Exercise details
Output the lines from the top of the entries below to the line with "0.286, 0.571, 1];", both included, exactly and without pictures.

Given information
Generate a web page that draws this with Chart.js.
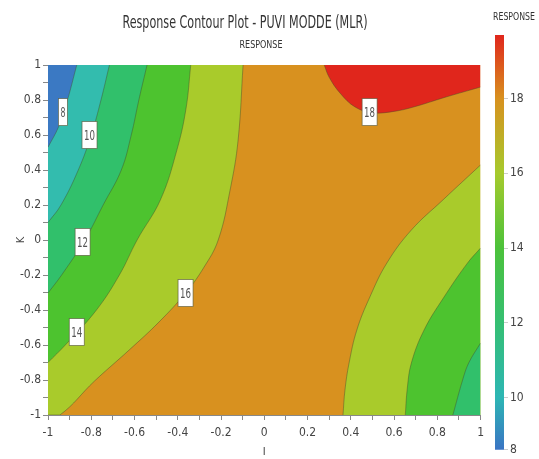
<!DOCTYPE html>
<html>
<head>
<meta charset="utf-8">
<title>Response Contour Plot - PUVI MODDE (MLR)</title>
<script src="https://cdn.jsdelivr.net/npm/chart.js@4.4.1/dist/chart.umd.min.js"></script>
<style>
  html, body { margin: 0; padding: 0; background: #fff; }
  #wrap { position: relative; width: 539px; height: 459px; }
  #plotCanvas { position: absolute; left: 0; top: 0; }
  #barCanvas { position: absolute; left: 480px; top: 0; }
</style>
</head>
<body>
<div id="wrap">
  <canvas id="plotCanvas" width="490" height="459"></canvas>
  <canvas id="barCanvas" width="59" height="459"></canvas>
</div>
<script>
// ========================================
// DATA
// ========================================
const axisTicks = [-1, -0.9, -0.8, -0.7, -0.6, -0.5, -0.4, -0.3, -0.2, -0.1, 0, 0.1, 0.2, 0.3, 0.4, 0.5, 0.6, 0.7, 0.8, 0.9, 1];

// Contour lines, left family (I, K)
const c8I = [-1, -0.95, -0.91, -0.867];
const c8K = [0.53, 0.65, 0.8, 1];
const c10I = [-1, -0.94, -0.86, -0.8, -0.755, -0.716];
const c10K = [0.1, 0.2, 0.4, 0.6, 0.8, 1];
const c12I = [-1, -0.937, -0.83, -0.745, -0.661, -0.615, -0.58, -0.542];
const c12K = [-0.303, -0.2, 0, 0.2, 0.4, 0.6, 0.8, 1];
const c14I = [-1, -0.92, -0.776, -0.67, -0.588, -0.48, -0.405, -0.362, -0.34];
const c14K = [-0.7, -0.6, -0.4, -0.2, 0, 0.23, 0.51, 0.75, 1];
const c16I = [-1, -0.945, -0.785, -0.625, -0.487, -0.364, -0.281, -0.213, -0.158, -0.121, -0.098];
const c16K = [-1, -1, -0.806, -0.629, -0.469, -0.303, -0.16, 0, 0.286, 0.571, 1];

// Contour lines, bottom-right family
const r16I = [0.364, 0.373, 0.392, 0.428, 0.488, 0.567, 0.68, 0.826, 1];
const r16K = [-1, -0.857, -0.703, -0.514, -0.326, -0.131, 0.057, 0.229, 0.429];
const r14I = [0.652, 0.661, 0.68, 0.739, 0.831, 0.94, 1];
const r14K = [-1, -0.85, -0.703, -0.514, -0.326, -0.131, -0.046];
const r12I = [0.872, 0.917, 0.945, 1];
const r12K = [-1, -0.8, -0.703, -0.589];

// Contour 18 (top)
const c18I = [0.277, 0.3, 0.35, 0.42, 0.5, 0.6, 0.69, 0.84, 1];
const c18K = [1, 0.93, 0.84, 0.76, 0.727, 0.735, 0.76, 0.817, 0.874];

// Full plot floor (band 16-18 underneath everything)
const floorI = [-1, 1];
const floorK = [-1, -1];

// Contour labels
const labelText = ["8", "10", "12", "14", "16", "18"];
const labelI = [-0.931, -0.808, -0.84, -0.867, -0.364, 0.487];
const labelK = [0.731, 0.6, -0.011, -0.526, -0.303, 0.731];

// Colour bar
const colorbarMin = 8.6;
const colorbarMax = 19.7;
const colorbarTickValues = [8.6, 10, 12, 14, 16, 18];
const colorbarTickLabels = ["8", "10", "12", "14", "16", "18"];

// ========================================
// STYLE
// ========================================
const FONT = '"Liberation Sans Narrow", "DejaVu Sans Condensed", "Open Sans", sans-serif';
const band = {
  below8: "#3b79c3",
  b8to10: "#33bcae",
  b10to12: "#31c06b",
  b12to14: "#4dc32f",
  b14to16: "#a9cb2b",
  b16to18: "#d8911f",
  above18: "#e0261c",
};
const lineColor = "rgba(70,75,45,0.55)";
const cbStops = [
  [8.6, "#3a74c4"],
  [10, "#2db6b4"],
  [12, "#35bf72"],
  [14, "#4cc23a"],
  [16, "#a6ca2d"],
  [18, "#d8911f"],
  [19.7, "#e0261c"],
];

const toPoints = (xs, ys) => xs.map((x, i) => ({ x: x, y: ys[i] }));

function contourSet(xs, ys, color, fill, order, lineW) {
  return {
    data: toPoints(xs, ys),
    showLine: true,
    fill: fill,
    backgroundColor: color,
    borderColor: lineColor,
    borderWidth: lineW === undefined ? 0.8 : lineW,
    pointRadius: 0,
    pointHoverRadius: 0,
    tension: 0.4,
    order: order,
  };
}

function tickLabel(v) {
  const r = Math.round(v * 10);
  if (r % 2 !== 0) return "";
  return r === 0 ? "0" : String(r / 10);
}

// ========================================
// PLUGINS
// ========================================
function drawNarrowText(ctx, text, x, y, fontPx, targetW, color) {
  ctx.save();
  ctx.font = fontPx + "px " + FONT;
  const w = ctx.measureText(text).width;
  ctx.translate(x, y);
  if (targetW) ctx.scale(targetW / w, 1);
  ctx.fillStyle = color;
  ctx.textAlign = "center";
  ctx.textBaseline = "middle";
  ctx.fillText(text, 0, 0);
  ctx.restore();
}

const headerPlugin = {
  id: "header",
  afterDraw(chart) {
    const ctx = chart.ctx;
    drawNarrowText(ctx, "Response Contour Plot - PUVI MODDE (MLR)", 245, 24, 17, 245, "#333");
    drawNarrowText(ctx, "RESPONSE", 261, 45, 11, 43, "#333");
  },
};

const contourLabelPlugin = {
  id: "contourLabels",
  afterDatasetsDraw(chart) {
    const { ctx, scales } = chart;
    labelText.forEach((t, i) => {
      const px = scales.x.getPixelForValue(labelI[i]);
      const py = scales.y.getPixelForValue(labelK[i]);
      const w = t.length === 1 ? 9 : 15;
      const h = 27;
      ctx.save();
      ctx.fillStyle = "#fff";
      ctx.fillRect(px - w / 2, py - h / 2, w, h);
      ctx.strokeStyle = "rgba(90,90,60,0.8)";
      ctx.lineWidth = 0.8;
      ctx.strokeRect(px - w / 2, py - h / 2, w, h);
      ctx.restore();
      drawNarrowText(ctx, t, px, py + 1, 14, w - 4, "#555");
    });
  },
};

const colorbarTitlePlugin = {
  id: "cbTitle",
  afterDraw(chart) {
    drawNarrowText(chart.ctx, "RESPONSE", 34, 17, 11, 42, "#333");
  },
};

// ========================================
// MAIN CONTOUR CHART
// ========================================
const gridOpts = { drawOnChartArea: false, drawTicks: true, tickLength: 5, tickColor: "#888" };

new Chart(document.getElementById("plotCanvas"), {
  type: "scatter",
  data: {
    datasets: [
      contourSet(floorI, floorK, band.b16to18, "end", 30, 0),
      contourSet(c16I, c16K, band.b14to16, "end", 16),
      contourSet(c14I, c14K, band.b12to14, "end", 15),
      contourSet(c12I, c12K, band.b10to12, "end", 14),
      contourSet(c10I, c10K, band.b8to10, "end", 13),
      contourSet(c8I, c8K, band.below8, "end", 12),
      contourSet(r16I, r16K, band.b14to16, "start", 16),
      contourSet(r14I, r14K, band.b12to14, "start", 15),
      contourSet(r12I, r12K, band.b10to12, "start", 14),
      contourSet(c18I, c18K, band.above18, "end", 12),
    ],
  },
  options: {
    responsive: false,
    animation: false,
    devicePixelRatio: 1,
    layout: { padding: { top: 65, right: 5, left: 0, bottom: 0 } },
    plugins: {
      legend: { display: false },
      tooltip: { enabled: false },
    },
    scales: {
      x: {
        type: "linear",
        min: -1,
        max: 1,
        afterBuildTicks: (s) => { s.ticks = axisTicks.map((v) => ({ value: v })); },
        afterFit: (s) => { s.height = 44; },
        ticks: {
          autoSkip: false,
          maxRotation: 0,
          padding: 6,
          color: "#444",
          font: { family: FONT, size: 12 },
          callback: (v) => tickLabel(v),
        },
        grid: gridOpts,
        border: { display: true, color: "#888" },
        title: { display: true, text: "I", color: "#444", font: { family: FONT, size: 11 }, padding: { top: 0, bottom: 0 } },
      },
      y: {
        type: "linear",
        min: -1,
        max: 1,
        afterBuildTicks: (s) => { s.ticks = axisTicks.map((v) => ({ value: v })); },
        afterFit: (s) => { s.width = 48; },
        ticks: {
          autoSkip: false,
          padding: 2,
          color: "#444",
          font: { family: FONT, size: 12 },
          callback: (v) => tickLabel(v),
        },
        grid: gridOpts,
        border: { display: true, color: "#888" },
        title: { display: true, text: "K", color: "#444", font: { family: FONT, size: 11 }, padding: { top: 15, bottom: 0 } },
      },
    },
  },
  plugins: [contourLabelPlugin, headerPlugin],
});

// ========================================
// COLOUR BAR
// ========================================
function colorbarGradient(context) {
  const chart = context.chart;
  if (!chart.chartArea) return band.b16to18;
  const y = chart.scales.y;
  const y0 = y.getPixelForValue(colorbarMin);
  const y1 = y.getPixelForValue(colorbarMax);
  const g = chart.ctx.createLinearGradient(0, y0, 0, y1);
  cbStops.forEach(([v, c]) => g.addColorStop((v - colorbarMin) / (colorbarMax - colorbarMin), c));
  return g;
}

new Chart(document.getElementById("barCanvas"), {
  type: "bar",
  data: {
    labels: ["RESPONSE"],
    datasets: [
      {
        data: [[colorbarMin, colorbarMax]],
        backgroundColor: colorbarGradient,
        borderWidth: 0,
        barPercentage: 1,
        categoryPercentage: 1,
      },
    ],
  },
  options: {
    responsive: false,
    animation: false,
    devicePixelRatio: 1,
    layout: { padding: { left: 15, top: 35, bottom: 6, right: 0 } },
    plugins: {
      legend: { display: false },
      tooltip: { enabled: false },
    },
    scales: {
      x: { display: false },
      y: {
        position: "right",
        min: colorbarMin,
        max: colorbarMax,
        afterBuildTicks: (s) => { s.ticks = colorbarTickValues.map((v) => ({ value: v })); },
        afterFit: (s) => { s.width = 35; },
        ticks: {
          autoSkip: false,
          padding: 2,
          color: "#444",
          font: { family: FONT, size: 12 },
          callback: (v) => colorbarTickLabels[colorbarTickValues.indexOf(v)],
        },
        grid: { drawOnChartArea: false, tickLength: 4, tickColor: "#ccc" },
        border: { display: false },
      },
    },
  },
  plugins: [colorbarTitlePlugin],
});
</script>
</body>
</html>
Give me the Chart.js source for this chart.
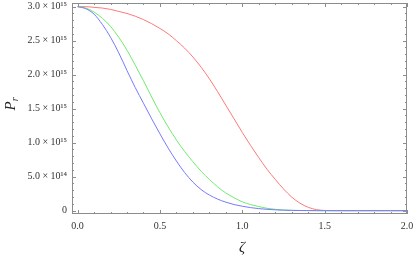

Response to the exercise
Generate a web page that draws this with Chart.js.
<!DOCTYPE html>
<html>
<head>
<meta charset="utf-8">
<title>Response Contour Plot - PUVI MODDE (MLR)</title>
<script src="https://cdn.jsdelivr.net/npm/chart.js@4.4.1/dist/chart.umd.min.js"></script>
<style>
  html, body { margin: 0; padding: 0; background: #fff; }
  #wrap { position: relative; width: 539px; height: 459px; }
  #plotCanvas { position: absolute; left: 0; top: 0; }
  #barCanvas { position: absolute; left: 480px; top: 0; }
</style>
</head>
<body>
<div id="wrap">
  <canvas id="plotCanvas" width="490" height="459"></canvas>
  <canvas id="barCanvas" width="59" height="459"></canvas>
</div>
<script>
// ========================================
// DATA
// ========================================
const axisTicks = [-1, -0.9, -0.8, -0.7, -0.6, -0.5, -0.4, -0.3, -0.2, -0.1, 0, 0.1, 0.2, 0.3, 0.4, 0.5, 0.6, 0.7, 0.8, 0.9, 1];

// Contour lines, left family (I, K)
const c8I = [-1, -0.95, -0.91, -0.867];
const c8K = [0.53, 0.65, 0.8, 1];
const c10I = [-1, -0.94, -0.86, -0.8, -0.755, -0.716];
const c10K = [0.1, 0.2, 0.4, 0.6, 0.8, 1];
const c12I = [-1, -0.937, -0.83, -0.745, -0.661, -0.615, -0.58, -0.542];
const c12K = [-0.303, -0.2, 0, 0.2, 0.4, 0.6, 0.8, 1];
const c14I = [-1, -0.92, -0.776, -0.67, -0.588, -0.48, -0.405, -0.362, -0.34];
const c14K = [-0.7, -0.6, -0.4, -0.2, 0, 0.23, 0.51, 0.75, 1];
const c16I = [-1, -0.945, -0.785, -0.625, -0.487, -0.364, -0.281, -0.213, -0.158, -0.121, -0.098];
const c16K = [-1, -1, -0.806, -0.629, -0.469, -0.303, -0.16, 0, 0.286, 0.571, 1];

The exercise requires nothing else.